Goal of the exercise
Write out the material again word for word, dropping any images it holds.

Given material
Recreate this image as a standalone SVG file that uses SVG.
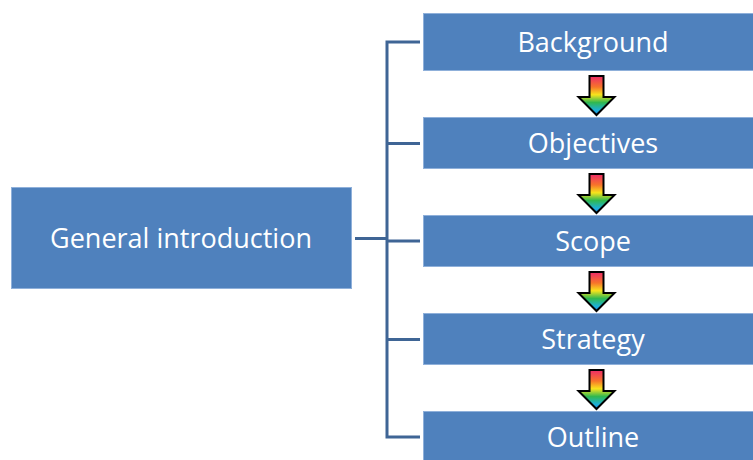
<svg xmlns="http://www.w3.org/2000/svg" width="753" height="460" viewBox="0 0 753 460">
<defs>
<linearGradient id="rb" x1="0" y1="0" x2="0" y2="1">
<stop offset="0" stop-color="#ee2a6a"/>
<stop offset="0.28" stop-color="#f7742a"/>
<stop offset="0.48" stop-color="#f8e41c"/>
<stop offset="0.68" stop-color="#30b850"/>
<stop offset="0.88" stop-color="#1cb0d8"/>
<stop offset="1" stop-color="#2080e0"/>
</linearGradient>
<path id="arr" d="M-7,0 H7 V21 H18 L0,39 L-18,21 H-7 Z" fill="url(#rb)" stroke="#000" stroke-width="2" stroke-linejoin="miter"/>
</defs>
<style>
.box{fill:#4f81bd;stroke:#8fb0da;stroke-width:1}
.t{font-family:"Open Sans","Liberation Sans",sans-serif;font-size:27px;fill:#fff;text-anchor:middle;dominant-baseline:central}
.c{fill:none;stroke:#3f6595;stroke-width:3}
</style>
<rect width="753" height="460" fill="#fff"/>
<g id="connectors">
<path class="c" d="M355,238.5 H387 M420,42 H387 V437 H420 M387,143.5 H420 M387,241 H420 M387,339.5 H420"/>
</g>
<g id="general"><rect class="box" x="11.5" y="187.5" width="340" height="101"/><text class="t" x="181" y="237">General introduction</text></g>
<g id="background"><rect class="box" x="423.5" y="13.5" width="345" height="57"/><text class="t" x="593" y="41">Background</text></g>
<g id="objectives"><rect class="box" x="423.5" y="117.5" width="345" height="51"/><text class="t" x="593" y="142">Objectives</text></g>
<g id="scope"><rect class="box" x="423.5" y="215.5" width="345" height="51"/><text class="t" x="593" y="240">Scope</text></g>
<g id="strategy"><rect class="box" x="423.5" y="313.5" width="345" height="51"/><text class="t" x="593" y="338">Strategy</text></g>
<g id="outline"><rect class="box" x="423.5" y="411.5" width="345" height="60"/><text class="t" x="593" y="436">Outline</text></g>
<g id="arrows">
<use href="#arr" x="596.5" y="76"/>
<use href="#arr" x="596.5" y="174"/>
<use href="#arr" x="596.5" y="272"/>
<use href="#arr" x="596.5" y="370"/>
</g>
</svg>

Problem solution
Recreate this image as a standalone SVG file that uses SVG.
<svg xmlns="http://www.w3.org/2000/svg" width="753" height="460" viewBox="0 0 753 460">
<defs>
<linearGradient id="rb" x1="0" y1="0" x2="0" y2="1">
<stop offset="0" stop-color="#ee2a6a"/>
<stop offset="0.28" stop-color="#f7742a"/>
<stop offset="0.48" stop-color="#f8e41c"/>
<stop offset="0.68" stop-color="#30b850"/>
<stop offset="0.88" stop-color="#1cb0d8"/>
<stop offset="1" stop-color="#2080e0"/>
</linearGradient>
<path id="arr" d="M-7,0 H7 V21 H18 L0,39 L-18,21 H-7 Z" fill="url(#rb)" stroke="#000" stroke-width="2" stroke-linejoin="miter"/>
</defs>
<style>
.box{fill:#4f81bd;stroke:#8fb0da;stroke-width:1}
.t{font-family:"Open Sans","Liberation Sans",sans-serif;font-size:27px;fill:#fff;text-anchor:middle;dominant-baseline:central}
.c{fill:none;stroke:#3f6595;stroke-width:3}
</style>
<rect width="753" height="460" fill="#fff"/>
<g id="connectors">
<path class="c" d="M355,238.5 H387 M420,42 H387 V437 H420 M387,143.5 H420 M387,241 H420 M387,339.5 H420"/>
</g>
<g id="general"><rect class="box" x="11.5" y="187.5" width="340" height="101"/><text class="t" x="181" y="237">General introduction</text></g>
<g id="background"><rect class="box" x="423.5" y="13.5" width="345" height="57"/><text class="t" x="593" y="41">Background</text></g>
<g id="objectives"><rect class="box" x="423.5" y="117.5" width="345" height="51"/><text class="t" x="593" y="142">Objectives</text></g>
<g id="scope"><rect class="box" x="423.5" y="215.5" width="345" height="51"/><text class="t" x="593" y="240">Scope</text></g>
<g id="strategy"><rect class="box" x="423.5" y="313.5" width="345" height="51"/><text class="t" x="593" y="338">Strategy</text></g>
<g id="outline"><rect class="box" x="423.5" y="411.5" width="345" height="60"/><text class="t" x="593" y="436">Outline</text></g>
<g id="arrows">
<use href="#arr" x="596.5" y="76"/>
<use href="#arr" x="596.5" y="174"/>
<use href="#arr" x="596.5" y="272"/>
<use href="#arr" x="596.5" y="370"/>
</g>
</svg>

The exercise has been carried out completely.